As much as I wanted to crown a champion, I couldn’t choose either. You could have blindfolded me and I wouldn’t have been able to tell them apart.
“OK”, I said, “How about the just as important measurement? How about tenderness?”
“Nicely tender”, Don Day’s Wife replied, “but again I wouldn’t rank one over the other.”
“Ditto”, I replied.
We had agreed that there was no winner. Neither steak was better or even different from the other. But we had proven something else. Our days of almost always choosing grain fed ribeyes were over. Our steak spectrum had dramatically expanded and we were now confident that good steaks were to be had from good, local, San Miguel de Allende butchers.
Karen Hursh Gruber is the Senior Food Editor at Mexconnect. Her cow chart originally appeared in Choice Cut Or Mystery Meat? A Guide To Mexican Butcher Shops which you’ll find here: http://www.mexconnect.com/articles/2398-choice-cut-or-mystery-meat-a-guide-to-mexican-butcher-shops-part-i-beef? You’ll find links to more of her writing at http://www.mexconnect.com/authors/6-karen-hursh-graber. Karen is also the author of the highly-recommended book The Cuisine of Puebla, Cradle of Corn.

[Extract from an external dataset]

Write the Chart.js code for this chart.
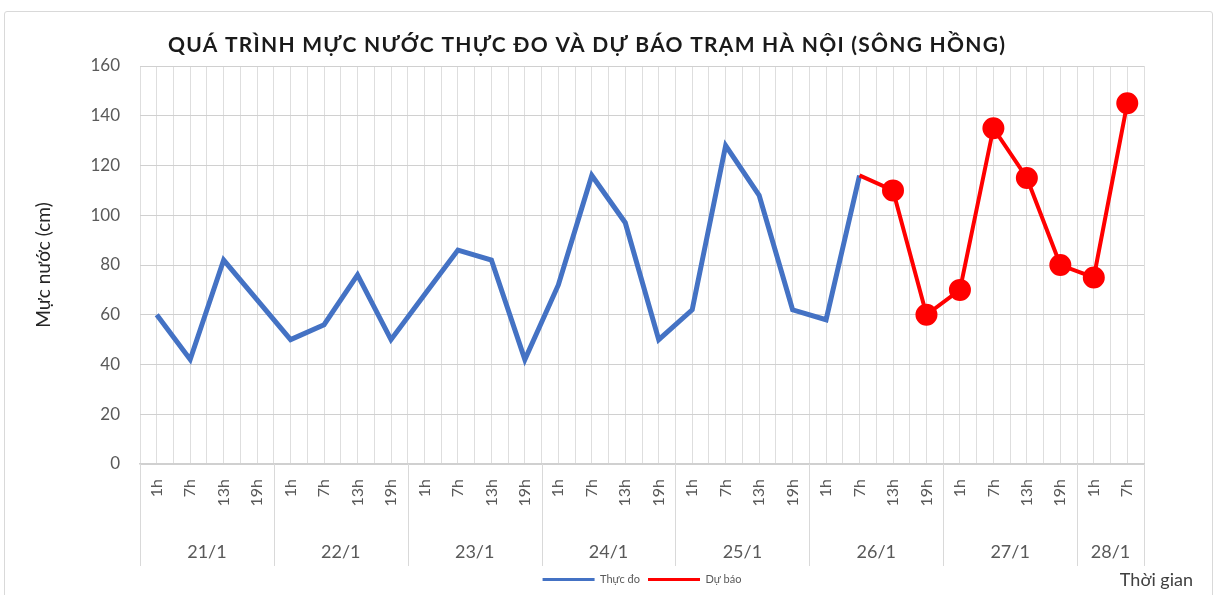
<!DOCTYPE html>
<html>
<head>
<meta charset="utf-8">
<script src="https://cdn.jsdelivr.net/npm/chart.js@4.4.0/dist/chart.umd.min.js"></script>
<style>
  html, body { margin: 0; padding: 0; background: #fff; }
  body { width: 1217px; height: 595px; position: relative; overflow: hidden; }
  #frame { position: absolute; left: 4px; top: 11px; width: 1207px; height: 640px; border: 1px solid #d9d9d9; border-radius: 3px; }
  #chart { position: absolute; left: 0; top: 0; }
</style>
</head>
<body>
<div id="frame"></div>
<canvas id="chart" width="1217" height="595"></canvas>
<script>
const TITLE = "QUÁ TRÌNH MỰC NƯỚC THỰC ĐO VÀ DỰ BÁO TRẠM HÀ NỘI (SÔNG HỒNG)";
const Y_TITLE = "Mực nước (cm)";
const X_TITLE = "Thời gian";

const hourLabels = [
    "1h", "7h", "13h", "19h",
    "1h", "7h", "13h", "19h",
    "1h", "7h", "13h", "19h",
    "1h", "7h", "13h", "19h",
    "1h", "7h", "13h", "19h",
    "1h", "7h", "13h", "19h",
    "1h", "7h", "13h", "19h",
    "1h", "7h"
];
const dayLabels = ["21/1", "22/1", "23/1", "24/1", "25/1", "26/1", "27/1", "28/1"];
const hoursPerDay = [4, 4, 4, 4, 4, 4, 4, 2];

// Thực đo (measured)
const measured = [
    60, 42, 82, 66,
    50, 56, 76, 50,
    68, 86, 82, 42,
    72, 116, 97, 50,
    62, 128, 108, 62,
    58, 116
];
// Dự báo (forecast), starts at 26/1 7h
const forecast = [
    null, null, null, null,
    null, null, null, null,
    null, null, null, null,
    null, null, null, null,
    null, null, null, null,
    null, 116, 110, 60,
    70, 135, 115, 80,
    75, 145
];
const yTicks = [0, 20, 40, 60, 80, 100, 120, 140, 160];

const FONT = "Lato, 'Noto Sans', sans-serif";
const BLUE = "#4472C4";
const RED = "#FF0000";

// day centers and boundaries on the category index scale
const dayCenter = {};
const dayBounds = [0];
let start = 0;
hoursPerDay.forEach((n, i) => {
    dayCenter[(start + (n - 1) / 2).toFixed(1)] = dayLabels[i];
    start += n;
    dayBounds.push(start);
});
const firstForecast = forecast.findIndex(v => v !== null);

const extras = {
    id: "extras",
    afterDraw(chart) {
        const { ctx, chartArea } = chart;
        const x = chart.scales.x;
        const day = chart.scales.day;
        ctx.save();
        // day separators across the two label rows
        ctx.strokeStyle = "#d9d9d9";
        ctx.lineWidth = 1;
        dayBounds.forEach(b => {
            const px = Math.round(x.getPixelForValue(b - 0.5)) + 0.5;
            ctx.beginPath();
            ctx.moveTo(px, chartArea.bottom);
            ctx.lineTo(px, day.bottom);
            ctx.stroke();
        });
        // chart title, stretched to the width it has in the original
        ctx.fillStyle = "#1a1a1a";
        ctx.font = "bold 21px " + FONT;
        ctx.textAlign = "left";
        ctx.textBaseline = "middle";
        const w = ctx.measureText(TITLE).width;
        if ("letterSpacing" in ctx && w < 837) {
            ctx.letterSpacing = ((837 - w) / (TITLE.length - 1)).toFixed(2) + "px";
        }
        ctx.fillText(TITLE, 168, 45);
        ctx.letterSpacing = "0px";
        // axis name at lower right
        ctx.fillStyle = "#404040";
        ctx.font = "18px " + FONT;
        ctx.textAlign = "right";
        ctx.fillText(X_TITLE, 1193, 580);
        ctx.restore();
    }
};

Chart.defaults.font.family = FONT;

new Chart(document.getElementById("chart"), {
    type: "line",
    data: {
        labels: hourLabels,
        datasets: [
            {
                label: "Dự báo",
                data: forecast,
                borderColor: RED,
                backgroundColor: RED,
                borderWidth: 4,
                pointRadius: ctx => ctx.dataIndex === firstForecast ? 0 : 9,
                pointBackgroundColor: RED,
                pointBorderColor: RED,
                tension: 0,
                xAxisID: "x"
            },
            {
                label: "Thực đo",
                data: measured,
                borderColor: BLUE,
                backgroundColor: BLUE,
                borderWidth: 5,
                pointRadius: 0,
                tension: 0,
                xAxisID: "x"
            }
        ]
    },
    options: {
        responsive: false,
        animation: false,
        layout: { padding: { left: 20, right: 73, top: 66, bottom: 0 } },
        plugins: {
            tooltip: { enabled: false },
            legend: {
                position: "bottom",
                fullSize: false,
                labels: {
                    font: { size: 11 },
                    color: "#595959",
                    boxWidth: 52,
                    boxHeight: 3,
                    padding: 8,
                    generateLabels: chart => ["Thực đo", "Dự báo"].map(name => {
                        const i = chart.data.datasets.findIndex(d => d.label === name);
                        const c = chart.data.datasets[i].borderColor;
                        return { text: name, fillStyle: c, strokeStyle: c, lineWidth: 0, hidden: false, datasetIndex: i, fontColor: "#595959" };
                    })
                }
            }
        },
        scales: {
            x: {
                type: "category",
                position: "bottom",
                weight: 0,
                offset: true,
                grid: { display: false, drawTicks: false },
                border: { display: true, color: "#d0d0d0", width: 1.5 },
                ticks: {
                    autoSkip: false,
                    minRotation: 90,
                    maxRotation: 90,
                    padding: 15,
                    color: "#595959",
                    font: { size: 16 }
                },
                afterFit: s => { s.height = 68; }
            },
            day: {
                type: "linear",
                position: "bottom",
                weight: 1,
                min: -0.5,
                max: hourLabels.length - 0.5,
                afterBuildTicks: s => {
                    const t = [];
                    for (let v = -0.5; v <= hourLabels.length - 0.5; v += 0.5) t.push({ value: v });
                    s.ticks = t;
                },
                grid: { color: "#dedede", drawTicks: false, drawOnChartArea: true },
                border: { display: false },
                ticks: {
                    autoSkip: false,
                    maxRotation: 0,
                    padding: 9,
                    color: "#595959",
                    font: { size: 18 },
                    callback: v => dayCenter[Number(v).toFixed(1)] || ""
                },
                afterFit: s => { s.height = 34; }
            },
            y: {
                min: 0,
                max: 160,
                afterBuildTicks: s => { s.ticks = yTicks.map(v => ({ value: v })); },
                grid: { color: "#d0d0d0", drawTicks: false },
                border: { display: false },
                ticks: { padding: 20, color: "#595959", font: { size: 17 } },
                title: {
                    display: true,
                    text: Y_TITLE,
                    color: "#262626",
                    font: { size: 19 },
                    padding: { top: 12, bottom: 0 }
                },
                afterFit: s => { s.width = 120; }
            }
        }
    },
    plugins: [extras]
});
</script>
</body>
</html>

You can read Casey Barber’s take on butcher’s cut steaks at http://www.goodfoodstories.com/hanger-skirt-flank-flatiron-steaks/
The San Miguel butchers I frequent the most are La Nueva Aurora at Durazno #24 in Fraccionamiento La Luz as well as La Paloma and La Nueva Blanca on Collegio, across from Plaza Civica and Mercado Ignacio Ramirez, in Centro. Choosing them though is mostly about convenience so I would recommend that you first try to give your business to the closest butcher to your home.